Título: Governo muda foco do ataque à pirataria
Autor: Sobral, Isabel
Fonte: O Estado de São Paulo, 30/08/2008, Economia, p. B6
Estratégia é deixar de associar compra de produtos ao crime
Isabel Sobral, BRASÍLIA
Uma fatia de 75% da população brasileira admite consumir algum tipo de produto falsificado. Essa grande maioria, espalhada por todas as classes sociais, reconhece o mal que isso causa ao País, mas não se sente responsável porque não vê o seu "pequeno" ato contribuindo para um crime.
Essas são as principais conclusões de um estudo organizado pelo Instituto Akatu, em parceria com a empresa Microsoft, sobre o comportamento do consumidor brasileiro em relação à pirataria no País. O levantamento foi entregue ontem ao Conselho Nacional de Combate à Pirataria (CNCP), vinculado ao Ministério da Justiça, que o usará como subsídio às ações de combate à pirataria.
O Instituto Akatu organizou o levantamento aproveitando pesquisas anteriores realizadas, entre 2005 e 2007, na cidade de São Paulo e cruzou com percepções colhidas em grupos de consumidores convidados a debater o assunto. "O trabalho foi feito em São Paulo, mas pode retratar qualquer cidade do País", disse a pesquisadora Marta Capacla, uma das coordenadoras do estudo.
Com base nas conclusões, o presidente do CNCP e secretário-executivo do Ministério da Justiça, Luiz Paulo Barreto, anunciou mudanças nas próximas ações de combate à venda de produtos piratas que serão patrocinadas pelo conselho.
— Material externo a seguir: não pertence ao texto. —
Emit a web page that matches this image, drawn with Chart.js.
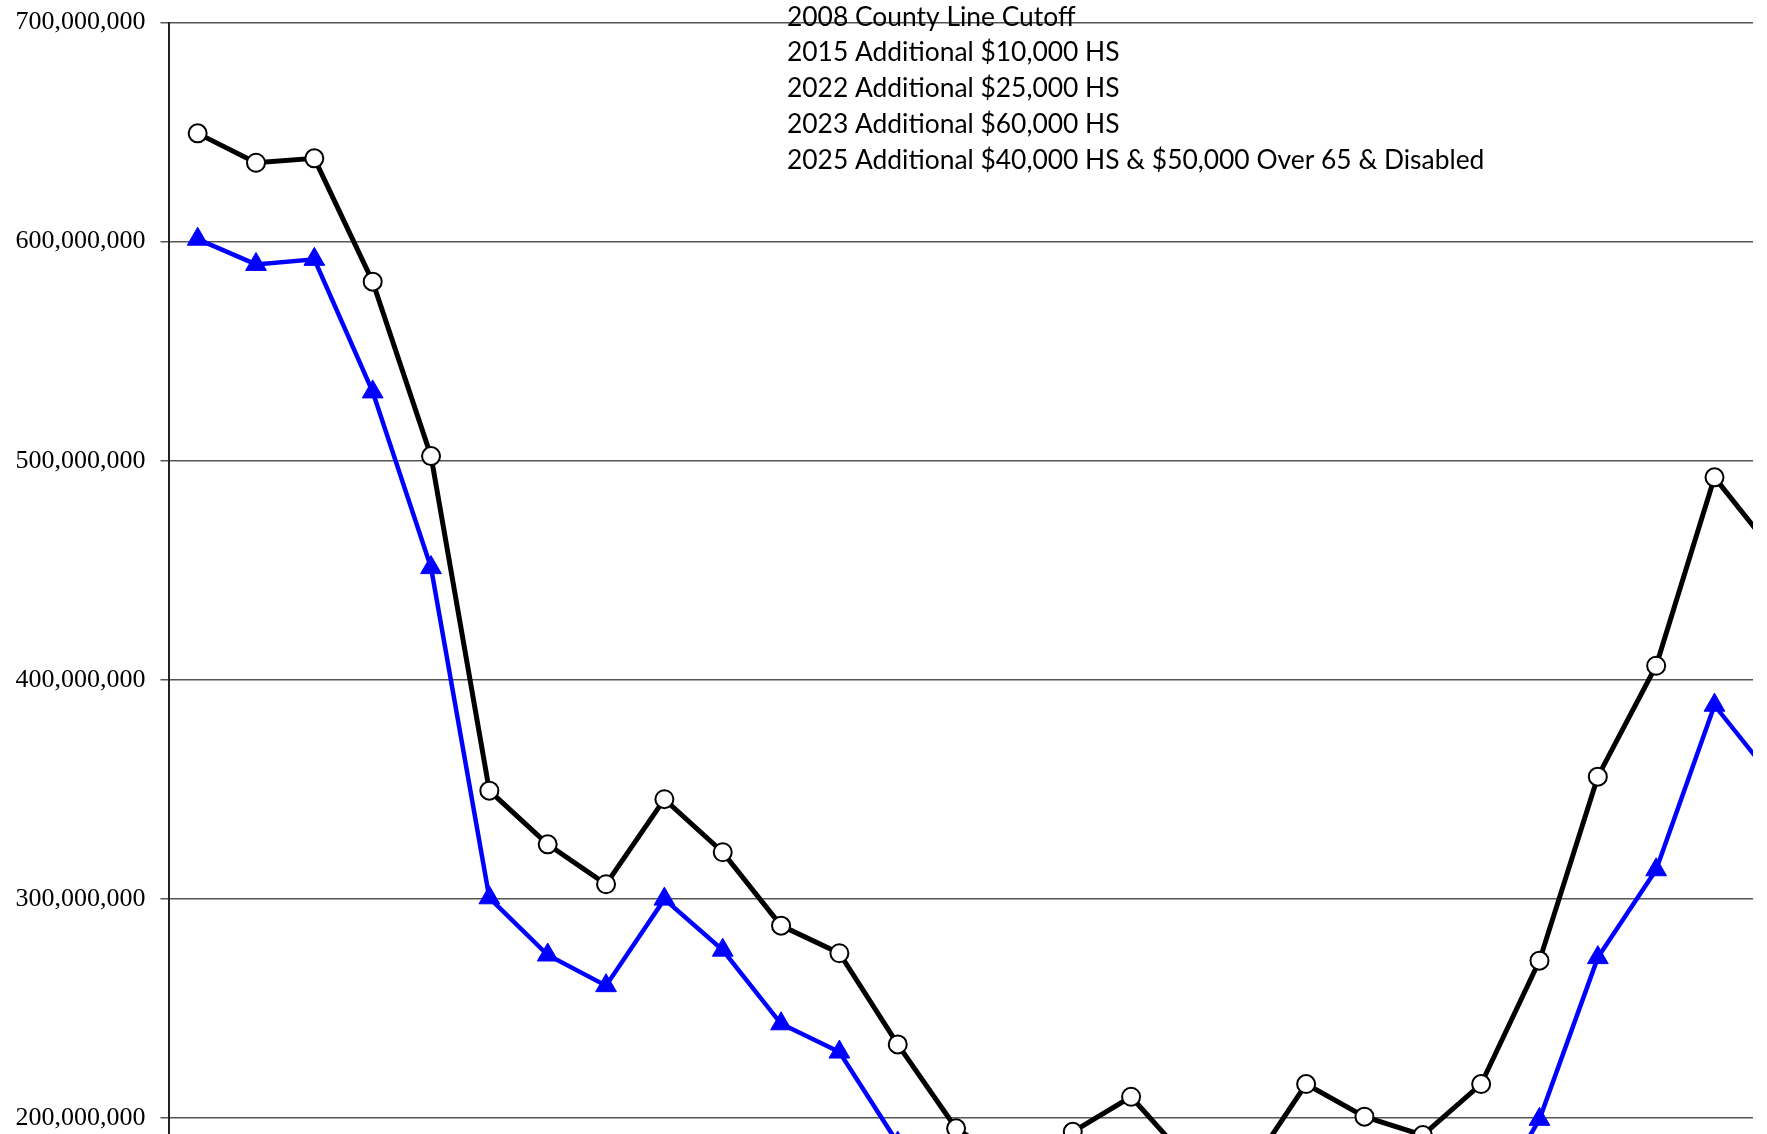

O foco das campanhas publicitárias, por exemplo, deverá ser a primeira alteração, pois fará menos vinculação entre pirataria e crime organizado e será mais voltado à questão ética.
"A reação das pessoas mostra que campanhas que destaquem apenas a ligação com o crime não funcionam, temos que dar um passo no sentido da educação", afirmou Barreto.
Na parte qualitativa da pesquisa, as pessoas ouvidas responsabilizaram o "governo" e os "fabricantes" pelos altos preços dos produtos originais desejados, o que as leva ao consumo das versões falsificadas, mais baratas.
Outra orientação do estudo é a mudança de abordagem como, por exemplo, o uso do termo pirataria. "A palavra teria algo de sedutor às pessoas e, particularmente, aos jovens", comentou Marta Capacla, citando o apelo publicitário e cinematográfico da imagem do pirata criado em filmes recentes.
Para a pesquisadora, pode ser mais útil no sentido de convencer as pessoas associar este tipo de mercadoria aos termos "falsificado" ou "ilegal". O secretário-executivo anunciou a criação, ainda este ano, de um portal de combate aos produtos falsificados na internet, que deverá ter a participação do governo e da iniciativa privada.
As análises por faixa etária das pessoas que reconheceram consumir pirataria mostram aumento porcentual dos consumidores com idades entre 15 e 40 anos, mas também uma "leve alta" entre as pessoas com mais de 60 anos. O produto mais falsificado, com 53% da preferência, é o DVD.
Segundo balanço apresentado pelo conselho, os resultados das ações de fiscalização e combate à pirataria revelam crescimento nas operações de repressão, mas também sugerem um aumento do consumo de mercadorias falsificadas.
Em 2007, foram instaurados 8,7 mil inquéritos pela Polícia Federal para investigar comércio ilegal. Somente no primeiro semestre deste ano, o número já chega a 6,3 mil. Pelos dados da Receita, os valores dos produtos apreendidos em operações em 2007 totalizaram R$ 1,051 bilhão. Em 2006, esse valor foi de R$ 871,7 milhões.